Coincidentally, just a day or two after watching the WPSA video, I
received an email from a prominent squash figure who wrote to ask me a
few questions about Khan’s “five-year unbeaten streak.” It made me
immediately flash back to that sequence and caused me to wonder (both
to myself and in my rather forceful emailed response) how anyone could
say that Khan had gone undefeated from 1981-86 when I had just seen the
film of his loss to Talbott in November 1984, a full 23 months before
Norman defeated him. Nor was the Talbott match in Boston the only, or
first, loss that Khan sustained in WPSA competition either --- seven
months earlier, in April 1984, Sanchez had pinned a three games to love
number on him in the semifinals of the Canadian Pro championships at
the Skyline Club in suburban Toronto. These losses did not come when
Khan was just learning the hardball game or in his first few WPSA
tournaments. On the contrary, they both occurred right in the middle of
his dominant hardball (and softball) stretch: at the time of his loss
to Talbott at the Cyclorama, Khan was the reigning Boston Open, WPSA
Championships and North American Open champion.

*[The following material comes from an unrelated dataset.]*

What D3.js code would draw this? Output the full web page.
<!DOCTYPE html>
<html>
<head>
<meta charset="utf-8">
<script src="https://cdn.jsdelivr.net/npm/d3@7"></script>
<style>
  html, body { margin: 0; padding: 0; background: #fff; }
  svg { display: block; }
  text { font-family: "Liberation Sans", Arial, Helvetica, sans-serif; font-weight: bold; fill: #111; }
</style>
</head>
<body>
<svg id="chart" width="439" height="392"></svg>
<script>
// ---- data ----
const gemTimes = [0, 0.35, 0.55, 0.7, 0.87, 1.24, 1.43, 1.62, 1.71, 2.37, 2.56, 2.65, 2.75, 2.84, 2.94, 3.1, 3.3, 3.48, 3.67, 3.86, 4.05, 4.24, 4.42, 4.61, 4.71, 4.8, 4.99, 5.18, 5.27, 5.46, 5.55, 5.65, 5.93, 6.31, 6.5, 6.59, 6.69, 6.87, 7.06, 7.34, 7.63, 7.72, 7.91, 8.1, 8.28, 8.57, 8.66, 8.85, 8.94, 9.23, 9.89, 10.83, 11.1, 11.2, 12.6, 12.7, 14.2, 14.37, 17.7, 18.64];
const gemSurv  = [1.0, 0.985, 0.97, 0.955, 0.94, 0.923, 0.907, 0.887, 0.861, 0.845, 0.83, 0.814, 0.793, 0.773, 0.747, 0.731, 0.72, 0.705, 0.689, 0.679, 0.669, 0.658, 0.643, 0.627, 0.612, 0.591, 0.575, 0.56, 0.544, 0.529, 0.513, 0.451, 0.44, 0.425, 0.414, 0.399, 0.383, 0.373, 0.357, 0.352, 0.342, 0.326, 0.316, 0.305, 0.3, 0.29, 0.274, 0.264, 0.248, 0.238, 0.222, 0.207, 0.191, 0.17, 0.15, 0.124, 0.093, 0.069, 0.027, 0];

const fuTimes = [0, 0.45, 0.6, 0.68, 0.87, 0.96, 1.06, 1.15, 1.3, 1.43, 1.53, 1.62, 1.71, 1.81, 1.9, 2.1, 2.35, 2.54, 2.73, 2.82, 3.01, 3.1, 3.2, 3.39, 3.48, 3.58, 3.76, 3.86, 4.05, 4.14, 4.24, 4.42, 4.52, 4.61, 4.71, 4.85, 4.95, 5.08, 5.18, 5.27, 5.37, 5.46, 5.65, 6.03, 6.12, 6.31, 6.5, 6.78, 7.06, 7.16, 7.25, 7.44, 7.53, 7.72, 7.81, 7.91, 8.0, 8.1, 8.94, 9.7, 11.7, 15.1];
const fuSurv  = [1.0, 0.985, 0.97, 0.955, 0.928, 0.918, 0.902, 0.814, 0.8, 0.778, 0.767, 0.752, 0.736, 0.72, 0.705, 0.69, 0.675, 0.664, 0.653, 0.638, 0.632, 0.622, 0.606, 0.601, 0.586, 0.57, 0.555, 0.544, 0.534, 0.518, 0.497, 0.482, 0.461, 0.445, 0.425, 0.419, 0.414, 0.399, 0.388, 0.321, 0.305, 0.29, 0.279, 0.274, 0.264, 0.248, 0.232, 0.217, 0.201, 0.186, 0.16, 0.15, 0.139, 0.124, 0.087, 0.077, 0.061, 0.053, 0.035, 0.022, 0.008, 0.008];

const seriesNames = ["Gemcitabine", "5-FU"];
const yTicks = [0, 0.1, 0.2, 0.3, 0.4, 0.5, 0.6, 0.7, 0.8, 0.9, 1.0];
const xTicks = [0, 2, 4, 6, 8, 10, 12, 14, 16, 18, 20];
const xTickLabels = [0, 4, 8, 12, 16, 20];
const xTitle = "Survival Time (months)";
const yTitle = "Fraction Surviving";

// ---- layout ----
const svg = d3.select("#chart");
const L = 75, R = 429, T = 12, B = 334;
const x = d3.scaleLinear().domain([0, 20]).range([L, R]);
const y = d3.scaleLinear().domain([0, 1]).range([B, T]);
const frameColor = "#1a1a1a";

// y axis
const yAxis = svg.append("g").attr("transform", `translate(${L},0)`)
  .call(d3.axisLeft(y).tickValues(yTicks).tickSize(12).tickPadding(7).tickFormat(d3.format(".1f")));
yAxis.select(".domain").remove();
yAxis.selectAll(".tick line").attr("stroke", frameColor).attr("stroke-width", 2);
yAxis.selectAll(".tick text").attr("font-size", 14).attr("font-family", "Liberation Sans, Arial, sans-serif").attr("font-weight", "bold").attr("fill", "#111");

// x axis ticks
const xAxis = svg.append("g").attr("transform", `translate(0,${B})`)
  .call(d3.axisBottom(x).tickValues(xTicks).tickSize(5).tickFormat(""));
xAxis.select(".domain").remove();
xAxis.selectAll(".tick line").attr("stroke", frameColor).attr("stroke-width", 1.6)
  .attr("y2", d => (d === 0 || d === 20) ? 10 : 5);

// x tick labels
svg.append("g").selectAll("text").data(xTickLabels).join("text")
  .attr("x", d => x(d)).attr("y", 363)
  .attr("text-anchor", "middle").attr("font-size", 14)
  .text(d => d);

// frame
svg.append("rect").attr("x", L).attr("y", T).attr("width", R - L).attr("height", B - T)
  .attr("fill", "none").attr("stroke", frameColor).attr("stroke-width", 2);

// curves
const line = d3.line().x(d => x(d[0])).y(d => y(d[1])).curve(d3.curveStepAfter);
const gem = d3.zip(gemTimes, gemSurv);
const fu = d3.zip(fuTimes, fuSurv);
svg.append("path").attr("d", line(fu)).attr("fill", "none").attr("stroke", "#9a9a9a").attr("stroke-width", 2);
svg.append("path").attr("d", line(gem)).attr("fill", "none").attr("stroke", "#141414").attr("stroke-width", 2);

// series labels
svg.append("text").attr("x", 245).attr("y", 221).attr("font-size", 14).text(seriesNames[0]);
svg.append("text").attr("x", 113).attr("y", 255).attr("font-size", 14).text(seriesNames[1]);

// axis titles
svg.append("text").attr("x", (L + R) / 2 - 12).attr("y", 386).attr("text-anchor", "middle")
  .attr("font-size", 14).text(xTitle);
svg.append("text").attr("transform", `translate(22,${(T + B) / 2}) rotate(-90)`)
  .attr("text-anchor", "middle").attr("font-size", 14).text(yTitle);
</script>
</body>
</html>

I am not sure why when tennis star Rafael Nadal won a record 81
straight matches on clay in 2006-2007 while losing several matches on
grass and on hard courts during that time, the tennis literature
correctly identifies his winning skein as being limited to clay-court
tournaments, yet when Jahangir Khan went undefeated in softball from
April 1981 to October 1986 while losing several hardball matches during
that period, the squash literature (as well as a notation in the
Guinness Book Of Records) IN-correctly fails to identify his winning
streak as being limited to softball tournaments and instead declares
that he never lost a match for five and a half years with no qualifier
attached. The simple statistical reality is that Khan’s undefeated run
lasted five and a half years IN SOFTBALL but only three years overall,
i.e., from the Hunt match in April 1981 to the Sanchez match in April
1984.
It wasn’t like Khan was just dabbling in
hardball or playing a few WPSA events as a lark. Anyone watching the
video, in which he is quoted several times, can see how hard (and well)

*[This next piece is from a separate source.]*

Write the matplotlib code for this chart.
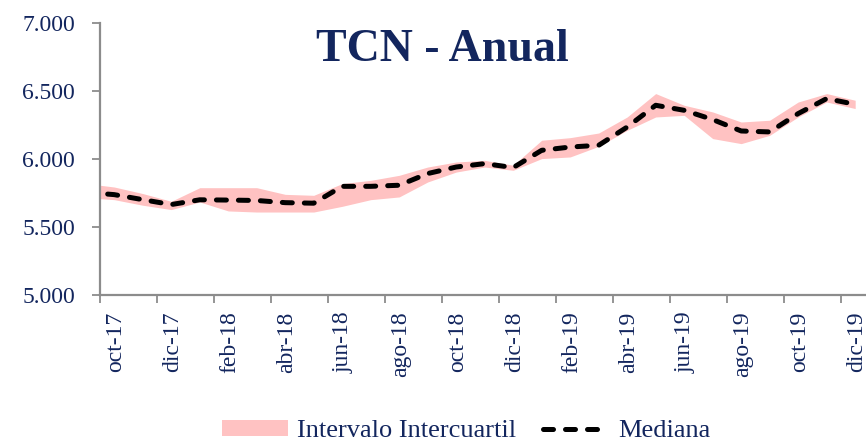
import matplotlib
matplotlib.use("Agg")
import matplotlib.pyplot as plt
import numpy as np
from matplotlib.ticker import FuncFormatter, FixedLocator
from matplotlib.patches import Patch
from matplotlib.lines import Line2D

# categories (sep-17 lies just outside the visible axis range)
months = ['sep-17', 'oct-17', 'nov-17', 'dic-17',
          'ene-18', 'feb-18', 'mar-18', 'abr-18', 'may-18', 'jun-18',
          'jul-18', 'ago-18', 'sep-18', 'oct-18', 'nov-18', 'dic-18',
          'ene-19', 'feb-19', 'mar-19', 'abr-19', 'may-19', 'jun-19',
          'jul-19', 'ago-19', 'sep-19', 'oct-19', 'nov-19', 'dic-19']
mediana = [5755, 5738, 5701, 5665,
           5700, 5698, 5695, 5679, 5675, 5799,
           5799, 5807, 5893, 5941, 5966, 5937,
           6064, 6088, 6101, 6235, 6395, 6358,
           6290, 6206, 6199, 6334, 6444, 6402]
q_sup = [5820, 5794, 5746, 5689,
         5789, 5789, 5789, 5740, 5733, 5819,
         5843, 5880, 5941, 5978, 5990, 5954,
         6138, 6157, 6191, 6309, 6481, 6395,
         6346, 6272, 6285, 6419, 6481, 6432]
q_inf = [5716, 5701, 5660, 5628,
         5684, 5618, 5610, 5610, 5610, 5652,
         5701, 5721, 5831, 5904, 5941, 5917,
         6003, 6015, 6093, 6211, 6309, 6321,
         6150, 6113, 6174, 6309, 6419, 6371]
tick_labels = ['oct-17', 'dic-17', 'feb-18', 'abr-18', 'jun-18', 'ago-18',
               'oct-18', 'dic-18', 'feb-19', 'abr-19', 'jun-19', 'ago-19',
               'oct-19', 'dic-19']
title = 'TCN - Anual'

navy = '#13265e'
axis_gray = '#8c8c8c'
band_color = '#ffc2c2'
serif = ['Liberation Serif', 'DejaVu Serif']

fig = plt.figure(figsize=(8.66, 4.44), dpi=100)
ax = fig.add_axes([100 / 866, 149 / 444, 1 - 100 / 866, 272 / 444])

x = np.arange(len(months)) - 1
ax.fill_between(x, q_inf, q_sup, color=band_color, lw=0, zorder=1)
ax.plot(x, mediana, color='black', lw=3.6, linestyle=(0, (2.0, 2.4)),
        dash_capstyle='round', solid_capstyle='round', zorder=2)

ax.set_xlim(-0.5, 26.38)
ax.set_ylim(5000, 7000)
ax.set_yticks([5000, 5500, 6000, 6500, 7000])
ax.yaxis.set_major_formatter(FuncFormatter(lambda v, p: f'{v:,.0f}'.replace(',', '.')))

label_pos = [months.index(t) - 1 for t in tick_labels]
ax.xaxis.set_major_locator(FixedLocator([p - 0.5 for p in label_pos]))
ax.xaxis.set_major_formatter(FuncFormatter(lambda v, p: ''))
ax.set_xticks([p + 0.04 for p in label_pos], minor=True)
ax.set_xticklabels(tick_labels, minor=True, rotation=90, va='top', ha='center',
                   family=serif, fontsize=17, color=navy)
ax.tick_params(axis='x', which='minor', length=0, pad=12)
ax.tick_params(axis='x', which='major', length=6, width=1.3, color=axis_gray, direction='out')
ax.tick_params(axis='y', length=6, width=1.3, color=axis_gray, direction='out', pad=12,
               labelsize=17, labelcolor=navy)
for lab in ax.get_yticklabels():
    lab.set_family(serif)

for s in ['top', 'right']:
    ax.spines[s].set_visible(False)
for s in ['left', 'bottom']:
    ax.spines[s].set_color(axis_gray)
    ax.spines[s].set_linewidth(1.6)

fig.text(442 / 866, 1 - 50 / 444, title, ha='center', va='center',
         family=serif, fontsize=33, fontweight='bold', color=navy)

handles = [Patch(facecolor=band_color, edgecolor='none'),
           Line2D([0], [0], color='black', lw=3.6, linestyle=(0, (2.0, 2.4)),
                  dash_capstyle='round')]
fig.legend(handles, ['Intervalo Intercuartil', 'Mediana'], loc='center',
           bbox_to_anchor=(466 / 866, 1 - 431 / 444), ncol=2, frameon=False,
           prop={'family': serif, 'size': 19}, labelcolor=navy,
           handlelength=2.5, handleheight=0.6, columnspacing=1.0, handletextpad=0.35,
           borderpad=0, borderaxespad=0)

fig.savefig('out.png', dpi=100, facecolor='white')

he played and how serious and dedicated a commitment he made to the
WPSA hardball tour, on which he competed in well over a dozen WPSA
sanctioned ranking tournaments during three mid-1980’s seasons,
compiling records of 23-1 in 1983-84, 15-1 in 1984-85 and 14-0 in
1985-86, and capturing most of the tour’s major titles and a large
portion of its prize money. In the process of so doing, he twice
received the WPSA Player Of The Year Award, transformed the competitive
landscape, went a dominant 10-1 (all in finals) against the redoubtable
Talbott and fully made good on his stated mission to “unify the title”

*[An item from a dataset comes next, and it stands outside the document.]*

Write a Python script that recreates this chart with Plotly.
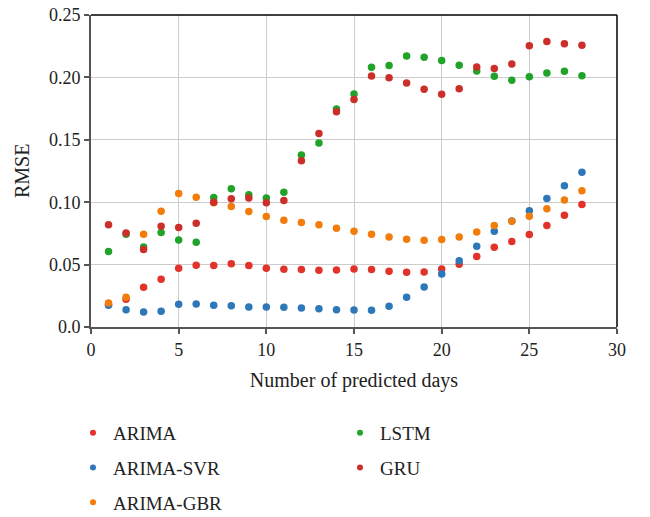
import plotly.graph_objects as go

days = list(range(1, 29))

arima = [0.018, 0.0222, 0.0318, 0.0383, 0.047, 0.0495, 0.0492, 0.0506, 0.0492, 0.047,
         0.0463, 0.046, 0.0455, 0.0457, 0.0465, 0.046, 0.0447, 0.0439, 0.0441, 0.0465,
         0.0503, 0.0564, 0.0639, 0.0685, 0.0741, 0.0813, 0.0896, 0.0982]
arima_svr = [0.0174, 0.0139, 0.012, 0.0126, 0.0182, 0.0185, 0.0174, 0.0171, 0.016, 0.016,
             0.0158, 0.0152, 0.0147, 0.0139, 0.0136, 0.0134, 0.0166, 0.0238, 0.0321, 0.0425,
             0.053, 0.0647, 0.0768, 0.085, 0.0931, 0.103, 0.1132, 0.1239]
arima_gbr = [0.0193, 0.0238, 0.0744, 0.0928, 0.107, 0.104, 0.0995, 0.0966, 0.0926, 0.0886,
             0.0856, 0.0837, 0.0819, 0.0792, 0.0768, 0.0744, 0.0722, 0.0704, 0.0696, 0.0701,
             0.0722, 0.0762, 0.0813, 0.0848, 0.0888, 0.0947, 0.1017, 0.1092]
lstm = [0.0605, 0.0744, 0.0642, 0.0757, 0.0698, 0.068, 0.1038, 0.1108, 0.106, 0.1033,
        0.108, 0.1378, 0.1474, 0.1747, 0.1867, 0.2081, 0.2095, 0.2172, 0.2162, 0.2135,
        0.2097, 0.2052, 0.2009, 0.1977, 0.2006, 0.2036, 0.2049, 0.2014]
gru = [0.0819, 0.0754, 0.062, 0.0808, 0.0797, 0.0832, 0.1, 0.1027, 0.1033, 0.0995,
       0.1014, 0.1332, 0.155, 0.1725, 0.1822, 0.2012, 0.1998, 0.1956, 0.1905, 0.1865,
       0.191, 0.2084, 0.2071, 0.2108, 0.2253, 0.2287, 0.2269, 0.2258]

series_names = ["ARIMA", "ARIMA-SVR", "ARIMA-GBR", "LSTM", "GRU"]
series_values = [arima, arima_svr, arima_gbr, lstm, gru]
series_colors = ["#e2332a", "#2e77b8", "#f27c0c", "#21a32a", "#cc2f29"]
series_legends = ["legend", "legend", "legend", "legend2", "legend2"]

x_ticks = [0, 5, 10, 15, 20, 25, 30]
y_ticks = [0.0, 0.05, 0.10, 0.15, 0.20, 0.25]
y_tick_labels = ["0.0", "0.05", "0.10", "0.15", "0.20", "0.25"]
x_title = "Number of predicted days"
y_title = "RMSE"

FONT = "Liberation Serif"

fig = go.Figure()
for name, vals, col in zip(series_names, series_values, series_colors):
    fig.add_trace(go.Scatter(
        x=days, y=vals, mode="markers", name=name,
        marker=dict(color=col, size=7.5), showlegend=False,
    ))
# legend entries (smaller markers as in the reference)
for name, col, lg in zip(series_names, series_colors, series_legends):
    fig.add_trace(go.Scatter(
        x=[None], y=[None], mode="markers", name=name,
        marker=dict(color=col, size=6), legend=lg, legendgroup=name,
    ))

legend_common = dict(
    font=dict(family=FONT, size=19, color="#222"),
    bgcolor="rgba(0,0,0,0)",
    itemsizing="trace",
    tracegroupgap=7,
    xref="container", yref="container",
    xanchor="left", yanchor="top",
)

fig.update_layout(
    width=650, height=517,
    margin=dict(l=91, r=33, t=15, b=190, autoexpand=False),
    paper_bgcolor="white", plot_bgcolor="white",
    font=dict(family=FONT, size=16, color="#222"),
    showlegend=True,
    legend=dict(x=73/650, y=1 - 414/517, **legend_common),
    legend2=dict(x=340/650, y=1 - 414/517, **legend_common),
    xaxis=dict(
        range=[0, 30], tickvals=x_ticks, ticks="outside", ticklen=5, tickwidth=2,
        tickcolor="#555", showline=True, linecolor="#555", linewidth=2,
        showgrid=True, gridcolor="#cccccc", gridwidth=1, zeroline=False,
        tickfont=dict(family=FONT, size=18),
        title=dict(text=x_title, font=dict(family=FONT, size=20), standoff=14),
    ),
    yaxis=dict(
        range=[0, 0.25], tickvals=y_ticks, ticktext=y_tick_labels, ticks="outside",
        ticklen=5, tickwidth=2, tickcolor="#555", showline=True, linecolor="#555",
        linewidth=2, showgrid=True, gridcolor="#cccccc", gridwidth=1, zeroline=False,
        tickfont=dict(family=FONT, size=18),
    ),
    annotations=[
        dict(text=y_title, xref="paper", yref="paper", x=-69/526, y=0.5,
             xanchor="center", yanchor="middle", textangle=-90, showarrow=False,
             font=dict(family=FONT, size=20, color="#222")),
    ],
    shapes=[
        dict(type="line", xref="paper", yref="paper", x0=0, x1=1, y0=1, y1=1,
             line=dict(color="black", width=1.5)),
        dict(type="line", xref="paper", yref="paper", x0=1, x1=1, y0=0, y1=1,
             line=dict(color="black", width=1.5)),
    ],
)

fig.write_html("out.html")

by becoming the undisputed best player in the world in both squash
disciplines. Indeed, in May 1985, Khan took on --- and conquered ---
perhaps the most ambitious challenge in the history of squash. That
year the British Open and North American Open, the two most prestigious
championships in softball and hardball squash respectively, were held
in so compressed a time frame that the morning after Khan’s
four-game British Open final-round win over Chris Dittmar, he had to
board a Concorde jet and fly to New York, landing just in time for his
first-round match that night.
Four days later,
Khan, after rallying from two-games-to-one down against Page in the
quarterfinals and dispatching Edwards in the semis, straight-gamed
Steve Bowditch (a 3-2 semifinal winner over Talbott) to earn his second
North American Open crown in as many attempts, thereby rising superior
to fatigue, letdown, jet lag and the best that both professional
circuits had to offer. Khan has always said about the extraordinary
“double” he accomplished that the Page match, an air-sucking,
rubber-burning punch-out that many spectators have insisted was the
highest-level squash they had ever witnessed, was by far the
hardest-earned of his 10 victories during that hectic and
history-making fortnight. By any measurement, Khan was a dominant
player during his fairly brief but incandescent time on the WPSA
hardball tour, but that was not true to as pronounced a degree as was
the case on the softball tour. He was pushed several times to five
games in his hardball matches and, as the video (which also alluded to
the Sanchez loss) proves, he lost several times to top-tier WPSA
players in the late stages of important tournaments. Interestingly,
Khan always easily won his hardball matches against the softball
players (Bowditch, Dittmar and Hiddy Jahan among them) who played on
the WPSA tour, who were likely psyched out by what he had done to them
in softball, but when he went up against top WPSA players in WPSA
events, there were several times when he had as much, or more, than he
could handle. The Sanchez and Talbott results were very much
under-reported and, worse, under-respected at the time, to a degree
that, as noted, has caused them to have been widely ignored in modern
documentation of squash’s history, almost as if they had never
happened. This essay is an attempt to rectify those oversights, whether
they have been intentional or accidental, and to set the record
straight.
Neither Khan’s British Open/North
American double nor his 10-straight British Open titles (from 1982-91)
will ever be approached, let alone equaled, and few would dispute his
standing as the greatest squash player of all time, a status that is
ENHANCED, rather than lessened, by what he achieved in hardball
competition. A few blemishes on an otherwise spotless slate over so
prolonged a time frame in no way diminishes either Khan’s shining
legacy or the vision and courage he showed in successfully seeking
supremacy in both forms of the sport. Every aspect of his competitive
record is worthy of a degree of respect that borders on reverence. It
is also worthy of being presented with a level of accuracy that has
been lacking over the years, both in fact and in the public perception.
Hopefully going forward the empirical truth --- that Jahangir Khan went
undefeated for three years overall in professional squash and for five
and a half years in softball competition – will displace the myth that
has been allowed to take hold for far too long.